Jennifer Peterson, a lawyer for the Environmental Integrity Project, has been involved with a number of suites against local coal plants that have violated permit laws in the Clean Air Act. Many operate under outdated permits that don’t require the same standards as new plants.
“Many power plants are just now turning on their scrubbers,” she said. She also noted the detriment to water that comes from coal plants not only from nitrogen buildup, but also from other toxins that affect people.
“Coal plants are the second largest discharger of toxic metals. Mercury and other metals bioaccumulate and can get into our systems. Currently there is no limit on toxic discharge metals.”
The blue crab disaster declaration provided federal assistant to programs aimed at paying crab harvesters to remove their pots. 30 million dollars was distributed between Virginia and Maryland for programs that would support farmers and rebuild the population of blue crabs.
The Virginia Marine Resources Commission issued a statement in November 2009 saying it would buy back commercial licenses to reduce the amount of blue crabs taken from the bay. 359 licenses will be placed for auction where fishermen can put a bid on a price. The initiative will remove more than 75,000 crab pots from Virginia waters.
Similarly, the Maryland Department of Natural Resources bought back more than 3.500 crab licenses. Approximately one third of the crab licenses are inactive, meaning they have not been used in the past five years but have the potential to be used.

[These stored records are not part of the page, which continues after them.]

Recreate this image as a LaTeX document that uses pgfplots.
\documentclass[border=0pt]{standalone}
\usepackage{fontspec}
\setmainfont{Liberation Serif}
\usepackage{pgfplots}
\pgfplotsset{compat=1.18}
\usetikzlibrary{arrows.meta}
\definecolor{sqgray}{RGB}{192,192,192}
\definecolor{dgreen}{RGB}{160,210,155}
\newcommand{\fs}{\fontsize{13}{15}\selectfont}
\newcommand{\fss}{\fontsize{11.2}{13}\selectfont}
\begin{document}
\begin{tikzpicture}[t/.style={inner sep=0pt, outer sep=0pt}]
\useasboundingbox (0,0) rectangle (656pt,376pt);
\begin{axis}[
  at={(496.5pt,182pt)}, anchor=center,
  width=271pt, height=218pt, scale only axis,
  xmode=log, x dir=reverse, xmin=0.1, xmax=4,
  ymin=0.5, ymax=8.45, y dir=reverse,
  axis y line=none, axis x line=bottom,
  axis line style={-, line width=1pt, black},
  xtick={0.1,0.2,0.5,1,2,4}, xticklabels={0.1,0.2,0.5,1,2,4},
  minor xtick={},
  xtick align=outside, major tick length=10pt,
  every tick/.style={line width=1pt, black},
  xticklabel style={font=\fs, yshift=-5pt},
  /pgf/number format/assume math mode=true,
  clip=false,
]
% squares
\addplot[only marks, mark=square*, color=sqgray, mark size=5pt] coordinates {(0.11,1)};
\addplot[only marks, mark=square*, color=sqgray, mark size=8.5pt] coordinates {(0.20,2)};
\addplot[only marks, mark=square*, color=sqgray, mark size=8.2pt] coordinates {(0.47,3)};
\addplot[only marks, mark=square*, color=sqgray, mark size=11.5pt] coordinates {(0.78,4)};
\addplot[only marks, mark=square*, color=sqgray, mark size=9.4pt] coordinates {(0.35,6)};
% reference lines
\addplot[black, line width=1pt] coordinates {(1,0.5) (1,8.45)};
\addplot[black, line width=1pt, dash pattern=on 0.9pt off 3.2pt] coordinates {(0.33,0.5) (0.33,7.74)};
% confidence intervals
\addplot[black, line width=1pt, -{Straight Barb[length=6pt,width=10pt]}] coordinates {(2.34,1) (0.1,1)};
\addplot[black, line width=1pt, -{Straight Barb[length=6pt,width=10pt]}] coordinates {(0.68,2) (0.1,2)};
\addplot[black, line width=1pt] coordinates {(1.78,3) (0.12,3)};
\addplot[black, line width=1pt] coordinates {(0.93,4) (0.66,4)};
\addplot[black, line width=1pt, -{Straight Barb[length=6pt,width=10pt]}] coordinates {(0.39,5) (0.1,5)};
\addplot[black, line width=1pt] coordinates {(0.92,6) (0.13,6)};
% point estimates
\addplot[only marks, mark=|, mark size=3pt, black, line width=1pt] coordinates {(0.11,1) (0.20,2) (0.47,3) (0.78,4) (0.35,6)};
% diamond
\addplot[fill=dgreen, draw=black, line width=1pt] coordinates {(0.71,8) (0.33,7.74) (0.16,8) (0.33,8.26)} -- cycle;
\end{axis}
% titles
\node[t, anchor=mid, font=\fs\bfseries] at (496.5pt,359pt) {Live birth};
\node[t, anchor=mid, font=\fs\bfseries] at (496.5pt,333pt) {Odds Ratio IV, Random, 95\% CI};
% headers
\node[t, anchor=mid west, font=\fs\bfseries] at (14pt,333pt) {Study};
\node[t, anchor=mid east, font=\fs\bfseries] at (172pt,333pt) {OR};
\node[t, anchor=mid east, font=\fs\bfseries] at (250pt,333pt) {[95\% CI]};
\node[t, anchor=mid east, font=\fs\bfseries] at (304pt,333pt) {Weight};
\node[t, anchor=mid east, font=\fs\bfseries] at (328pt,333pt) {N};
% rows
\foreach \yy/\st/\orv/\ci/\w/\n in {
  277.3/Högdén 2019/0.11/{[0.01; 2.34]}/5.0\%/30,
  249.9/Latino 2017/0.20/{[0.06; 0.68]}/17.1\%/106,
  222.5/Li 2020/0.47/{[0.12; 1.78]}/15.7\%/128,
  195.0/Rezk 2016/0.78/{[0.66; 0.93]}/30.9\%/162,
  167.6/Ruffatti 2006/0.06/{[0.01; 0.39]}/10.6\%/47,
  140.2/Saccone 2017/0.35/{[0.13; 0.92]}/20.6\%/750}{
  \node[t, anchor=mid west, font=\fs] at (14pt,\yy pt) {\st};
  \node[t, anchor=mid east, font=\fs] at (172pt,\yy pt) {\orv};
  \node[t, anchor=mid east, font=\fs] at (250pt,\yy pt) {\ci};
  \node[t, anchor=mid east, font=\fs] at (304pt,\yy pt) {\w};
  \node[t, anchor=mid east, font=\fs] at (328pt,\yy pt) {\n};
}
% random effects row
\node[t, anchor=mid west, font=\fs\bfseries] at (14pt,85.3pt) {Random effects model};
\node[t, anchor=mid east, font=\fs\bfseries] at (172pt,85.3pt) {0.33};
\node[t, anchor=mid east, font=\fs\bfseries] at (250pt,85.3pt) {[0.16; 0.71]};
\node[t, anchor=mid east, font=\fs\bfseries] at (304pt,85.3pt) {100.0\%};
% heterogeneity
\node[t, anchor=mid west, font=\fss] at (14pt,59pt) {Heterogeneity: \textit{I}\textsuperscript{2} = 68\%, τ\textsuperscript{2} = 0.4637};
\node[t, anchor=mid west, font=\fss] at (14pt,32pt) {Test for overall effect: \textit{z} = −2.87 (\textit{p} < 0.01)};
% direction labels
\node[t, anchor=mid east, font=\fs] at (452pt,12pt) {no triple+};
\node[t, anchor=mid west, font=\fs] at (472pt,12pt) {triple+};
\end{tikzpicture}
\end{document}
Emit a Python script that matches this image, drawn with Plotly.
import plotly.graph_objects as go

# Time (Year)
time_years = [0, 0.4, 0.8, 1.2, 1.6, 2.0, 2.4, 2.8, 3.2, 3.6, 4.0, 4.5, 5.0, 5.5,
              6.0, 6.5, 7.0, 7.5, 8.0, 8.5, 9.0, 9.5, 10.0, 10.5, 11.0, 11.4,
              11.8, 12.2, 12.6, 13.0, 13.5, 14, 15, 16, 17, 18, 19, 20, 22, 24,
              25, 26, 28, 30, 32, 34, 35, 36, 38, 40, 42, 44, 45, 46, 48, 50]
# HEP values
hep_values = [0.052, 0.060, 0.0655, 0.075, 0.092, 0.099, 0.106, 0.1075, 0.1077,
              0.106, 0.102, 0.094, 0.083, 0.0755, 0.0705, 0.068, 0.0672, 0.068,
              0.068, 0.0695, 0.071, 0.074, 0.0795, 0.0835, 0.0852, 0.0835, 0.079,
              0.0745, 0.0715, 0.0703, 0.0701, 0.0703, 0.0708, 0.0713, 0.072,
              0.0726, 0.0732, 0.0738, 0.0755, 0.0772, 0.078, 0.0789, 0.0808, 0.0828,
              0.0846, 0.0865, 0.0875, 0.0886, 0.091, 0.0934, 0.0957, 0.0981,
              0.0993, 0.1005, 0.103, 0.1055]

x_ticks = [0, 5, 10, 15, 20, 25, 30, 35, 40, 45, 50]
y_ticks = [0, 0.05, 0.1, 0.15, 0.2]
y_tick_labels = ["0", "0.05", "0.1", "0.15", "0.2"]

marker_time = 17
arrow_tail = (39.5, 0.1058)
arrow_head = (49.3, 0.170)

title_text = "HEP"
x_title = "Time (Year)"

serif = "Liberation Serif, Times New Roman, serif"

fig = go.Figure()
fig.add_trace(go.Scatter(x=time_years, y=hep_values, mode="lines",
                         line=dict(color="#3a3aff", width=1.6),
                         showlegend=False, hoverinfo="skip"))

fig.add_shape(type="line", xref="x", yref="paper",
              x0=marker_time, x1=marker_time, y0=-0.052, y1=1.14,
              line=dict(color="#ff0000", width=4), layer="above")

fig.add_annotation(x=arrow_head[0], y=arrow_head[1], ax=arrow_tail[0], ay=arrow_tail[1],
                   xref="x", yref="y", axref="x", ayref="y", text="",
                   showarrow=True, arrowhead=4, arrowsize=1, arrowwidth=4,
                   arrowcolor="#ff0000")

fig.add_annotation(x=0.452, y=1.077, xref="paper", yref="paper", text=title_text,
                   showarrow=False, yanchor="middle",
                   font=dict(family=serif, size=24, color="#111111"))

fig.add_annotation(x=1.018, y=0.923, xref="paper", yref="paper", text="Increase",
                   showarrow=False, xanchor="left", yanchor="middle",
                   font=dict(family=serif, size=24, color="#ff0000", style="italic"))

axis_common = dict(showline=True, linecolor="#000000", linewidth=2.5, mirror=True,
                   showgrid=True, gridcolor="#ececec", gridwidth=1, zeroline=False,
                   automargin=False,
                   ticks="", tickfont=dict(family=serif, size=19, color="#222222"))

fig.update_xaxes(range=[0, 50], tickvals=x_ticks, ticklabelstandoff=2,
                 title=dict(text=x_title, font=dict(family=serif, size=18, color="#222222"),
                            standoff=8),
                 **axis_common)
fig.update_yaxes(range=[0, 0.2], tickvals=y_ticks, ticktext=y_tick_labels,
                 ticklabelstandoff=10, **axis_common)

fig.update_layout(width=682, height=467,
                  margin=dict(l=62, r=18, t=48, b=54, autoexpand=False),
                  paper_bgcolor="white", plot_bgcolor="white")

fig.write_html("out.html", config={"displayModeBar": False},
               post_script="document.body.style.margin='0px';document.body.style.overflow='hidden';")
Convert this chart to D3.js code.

Bull says the community of crab fishers has not responded well to these initiatives because of its direct affect on their livelihood. However, he hopes they approach the issue as a long-term benefit.
“We take the long term approach to get the population up to when it was in the 80s. It’ll benefit both the fishermen and environment, but it’s hard to see that if you’re thinking about your next meal,” he said. “They’re not convinced of the long-term benefits.”
Havemann remains hopeful of initiatives being made my local and natual governments. In particular, the Copenhagen conference could have significant implications for the Chesapeake Bay.
“Copenhagen will affect the bay indirectly if an international renewable energy standard results,” said Havemann. “It would put additional pressure on the senate to pass something. It would not only stop global warming from harming the bay, but it’ll also reduce the demand for coal plants.”